Dhamakapella (abbreviated Dhamaka) is a coed South Asian fusion a cappella group based in Case Western Reserve University, Cleveland, Ohio. Formed in the spring of 2005 by students Mayank Prasad, Raksha Soora, and Manoj Nair, Dhamakapella's music has been influenced from both Eastern and Western elements, and mixes contemporary Western songs with popular Eastern music. Since Dhamaka's inception in 2005, the group has recorded and produced albums, EPs, and singles composed entirely of original arrangements written by current members of the group or alumni.  As CWRU's largest competitive a cappella group, the group competes nationally and has won twenty-one national titles.

Career

Dhamakapella was formed in 2005 by student Mayank Prasad at Case Western Reserve University. With help from students Raksha Soora and Manoj Nair, Mayank organized and established the first university-recognized coed a cappella group, which would feature genres from both Western and Eastern cultures. Within three years, Dhamakapella grew into a sixteen-member group, with singers of various and diverse styles. Due to the nontraditional arrangements and unique compositions, the group instantly stood out both on campus and in downtown Cleveland.

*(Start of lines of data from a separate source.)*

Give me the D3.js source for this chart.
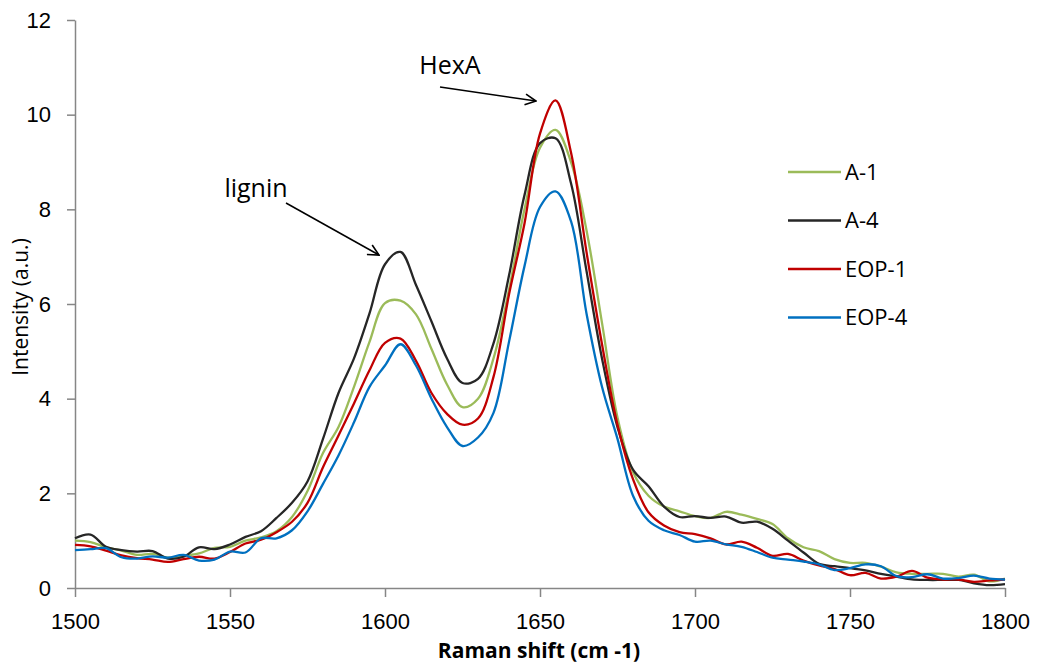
<!DOCTYPE html>
<meta charset="utf-8">
<style>
body { margin: 0; background: #fff; }
svg { font-family: "Open Sans", "Noto Sans", sans-serif; }
.axis path, .axis line { stroke: #868686; stroke-width: 1.5px; }
.axis text { font-size: 22px; fill: #000; }
</style>
<svg width="1037" height="663"></svg>
<script src="https://d3js.org/d3.v7.min.js"></script>
<script>

// Raman shift, cm-1 (every 5)
var shift = d3.range(1500, 1801, 5);

var a1 = [1.00, 0.97, 0.86, 0.79, 0.70, 0.72, 0.64, 0.68, 0.73, 0.85,
          0.87, 1.00, 1.07, 1.20, 1.50, 2.05, 2.85, 3.40, 4.25, 5.20,
          6.02, 6.07, 5.78, 5.05, 4.30, 3.82, 4.00, 4.85, 6.30, 8.00,
          9.30, 9.68, 9.00, 7.56, 5.60, 3.60, 2.45, 1.95, 1.72, 1.62,
          1.52, 1.48, 1.61, 1.55, 1.46, 1.35, 1.05, 0.86, 0.78, 0.61,
          0.53, 0.53, 0.45, 0.33, 0.30, 0.30, 0.30, 0.24, 0.28, 0.14, 0.20];

var a4 = [1.05, 1.13, 0.87, 0.80, 0.77, 0.78, 0.62, 0.66, 0.86, 0.82,
          0.92, 1.08, 1.20, 1.48, 1.80, 2.25, 3.15, 4.12, 4.85, 5.80,
          6.84, 7.10, 6.40, 5.63, 4.85, 4.33, 4.42, 5.17, 6.60, 8.30,
          9.40, 9.50, 8.55, 6.70, 4.85, 3.40, 2.50, 2.15, 1.72, 1.50,
          1.52, 1.48, 1.51, 1.38, 1.40, 1.25, 1.00, 0.75, 0.51, 0.46,
          0.42, 0.37, 0.30, 0.24, 0.18, 0.17, 0.17, 0.17, 0.10, 0.06, 0.08];

var eop1 = [0.91, 0.88, 0.79, 0.69, 0.63, 0.60, 0.55, 0.61, 0.66, 0.62,
            0.76, 0.94, 1.02, 1.18, 1.40, 1.80, 2.55, 3.22, 3.90, 4.60,
            5.18, 5.27, 4.80, 4.12, 3.68, 3.45, 3.58, 4.46, 6.20, 7.70,
            9.60, 10.30, 9.20, 7.10, 5.15, 3.45, 2.30, 1.60, 1.32, 1.18,
            1.14, 1.05, 0.92, 0.98, 0.85, 0.68, 0.72, 0.58, 0.48, 0.40,
            0.27, 0.32, 0.20, 0.24, 0.36, 0.22, 0.18, 0.18, 0.13, 0.16, 0.18];

var eop4 = [0.80, 0.82, 0.84, 0.65, 0.62, 0.67, 0.64, 0.70, 0.58, 0.60,
            0.77, 0.75, 1.05, 1.05, 1.22, 1.62, 2.20, 2.80, 3.50, 4.25,
            4.70, 5.15, 4.70, 4.00, 3.40, 3.00, 3.18, 3.70, 5.20, 6.80,
            8.05, 8.38, 7.75, 5.80, 4.25, 3.15, 1.95, 1.42, 1.22, 1.12,
            0.98, 1.00, 0.92, 0.87, 0.76, 0.64, 0.60, 0.56, 0.50, 0.38,
            0.42, 0.50, 0.46, 0.25, 0.23, 0.29, 0.20, 0.21, 0.26, 0.20, 0.18];

var seriesNames = ["A-1", "A-4", "EOP-1", "EOP-4"];
var seriesColors = ["#9bbb59", "#262626", "#c00000", "#0070c0"];
var xTicks = [1500, 1550, 1600, 1650, 1700, 1750, 1800];
var yTicks = [0, 2, 4, 6, 8, 10, 12];

var svg = d3.select("svg"),
    margin = {top: 20, right: 32, bottom: 75, left: 75},
    width = +svg.attr("width") - margin.left - margin.right,
    height = +svg.attr("height") - margin.top - margin.bottom;

var x = d3.scaleLinear().domain([1500, 1800]).range([0, width]),
    y = d3.scaleLinear().domain([0, 12]).range([height, 0]);

var g = svg.append("g").attr("transform", "translate(" + margin.left + "," + margin.top + ")");

g.append("g")
    .attr("class", "axis")
    .attr("transform", "translate(0," + height + ")")
    .call(d3.axisBottom(x).tickValues(xTicks).tickFormat(d3.format("d"))
      .tickSize(9).tickSizeOuter(0).tickPadding(16));

g.append("g")
    .attr("class", "axis")
    .call(d3.axisLeft(y).tickValues(yTicks).tickFormat(d3.format("d"))
      .tickSize(8).tickSizeOuter(0).tickPadding(16));

var line = d3.line()
    .x(function(d) { return x(d[0]); })
    .y(function(d) { return y(d[1]); })
    .curve(d3.curveCatmullRom.alpha(0.5));

var data = [a1, a4, eop1, eop4];

g.selectAll(".series")
  .data(data)
  .enter().append("path")
    .attr("class", "series")
    .attr("fill", "none")
    .attr("stroke", function(d, i) { return seriesColors[i]; })
    .attr("stroke-width", 2.3)
    .attr("d", function(d) { return line(shift.map(function(s, j) { return [s, d[j]]; })); });

// legend
var legend = svg.selectAll(".legend")
  .data(seriesNames)
  .enter().append("g")
    .attr("class", "legend")
    .attr("transform", function(d, i) { return "translate(788," + (172 + i * 48.5) + ")"; });

legend.append("line")
    .attr("x2", 53)
    .attr("stroke", function(d, i) { return seriesColors[i]; })
    .attr("stroke-width", 2.3);

legend.append("text")
    .attr("x", 57)
    .attr("dy", "0.36em")
    .style("font-size", "22px")
    .text(function(d) { return d; });

// axis titles
svg.append("text")
    .attr("x", 539)
    .attr("y", 658)
    .attr("text-anchor", "middle")
    .style("font-size", "21px")
    .style("font-weight", "bold")
    .text("Raman shift (cm -1)");

svg.append("text")
    .attr("transform", "translate(28,307) rotate(-90)")
    .attr("text-anchor", "middle")
    .style("font-size", "21px")
    .text("Intensity (a.u.)");

// annotations
var defs = svg.append("defs");
defs.append("marker")
    .attr("id", "arrow")
    .attr("viewBox", "0 0 12 12")
    .attr("refX", 11).attr("refY", 6)
    .attr("markerWidth", 13).attr("markerHeight", 13)
    .attr("markerUnits", "userSpaceOnUse")
    .attr("orient", "auto")
  .append("path")
    .attr("d", "M1,1 L11,6 L1,11")
    .attr("fill", "none")
    .attr("stroke", "#000")
    .attr("stroke-width", 1.5);

var notes = [
  {label: "HexA", tx: 450, ty: 74, x1: 440, y1: 87, x2: 536, y2: 101},
  {label: "lignin", tx: 256, ty: 197, x1: 286, y1: 203, x2: 379, y2: 255}
];

notes.forEach(function(n) {
  svg.append("text")
      .attr("x", n.tx).attr("y", n.ty)
      .attr("text-anchor", "middle")
      .style("font-size", "25px")
      .text(n.label);
  svg.append("line")
      .attr("x1", n.x1).attr("y1", n.y1)
      .attr("x2", n.x2).attr("y2", n.y2)
      .attr("stroke", "#000")
      .attr("stroke-width", 1.5)
      .attr("marker-end", "url(#arrow)");
});

</script>
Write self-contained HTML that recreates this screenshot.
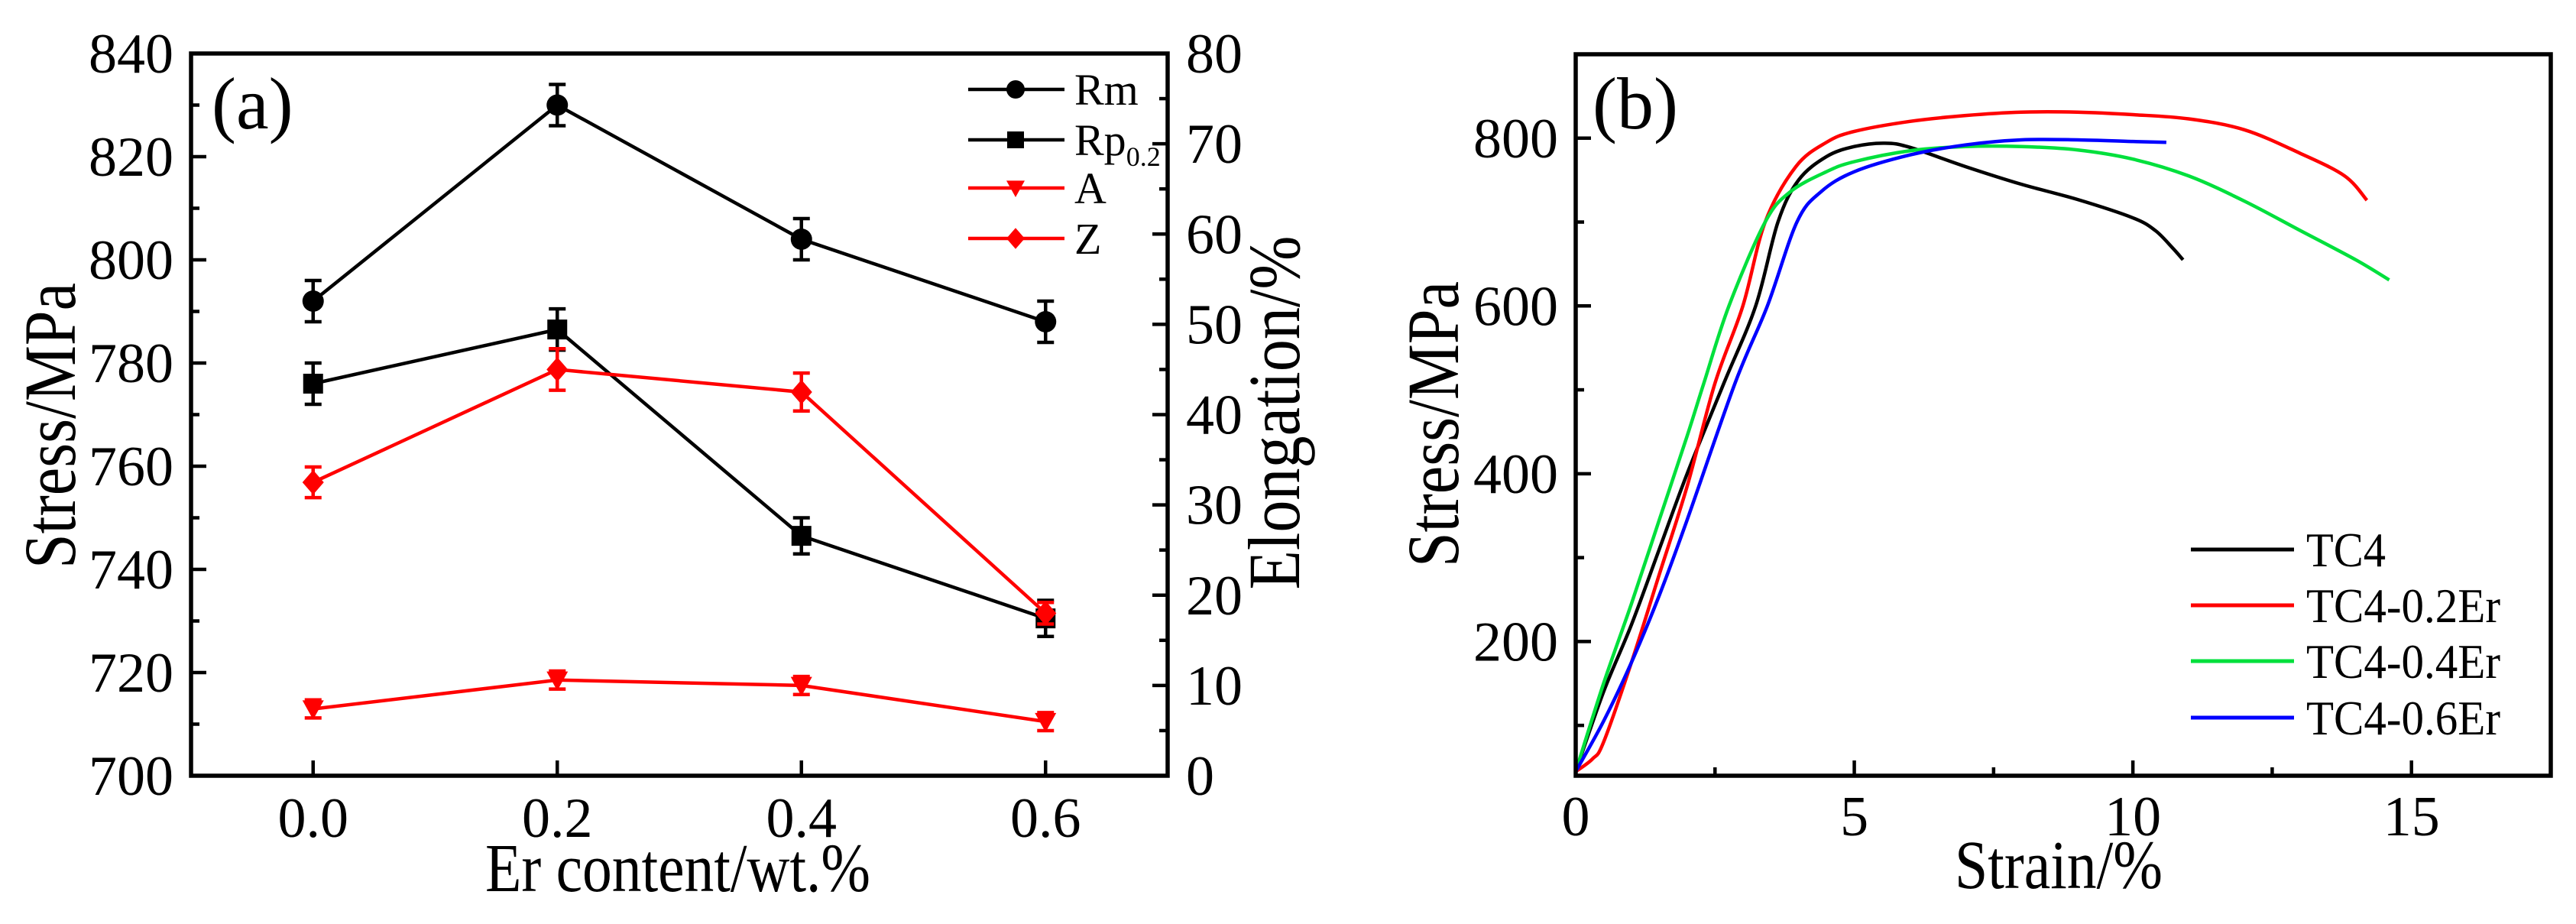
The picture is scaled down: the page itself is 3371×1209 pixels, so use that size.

Dhamakapella began nationally competing in the fall of 2011, becoming Case Western Reserve University's sole competitive a cappella group on campus.  By 2016, they had already won six national titles at various competitions across the country. In 2017, after winning another 3 national titles, Dhamakapella was one of seven teams to qualify for the first-ever South Asian fusion a cappella bid-style championship, All-American Awaaz (A3), where they placed 3rd and won "Best Arrangement" for their arrangement of "Man Mandira". In 2018, Dhamakapella qualified again for A3 after holding the top spot in the bid point rankings for the entire season. They placed 2nd and received two individual awards. In 2019, in addition to qualifying yet again for A3, Dhamakapella entered the International Competition of Collegiate A Cappella (ICCA) circuit in their local Midwest region for the first time. They were accepted into Quarterfinals where they placed 2nd and qualified for the Midwest Semifinal in St Louis, Missouri.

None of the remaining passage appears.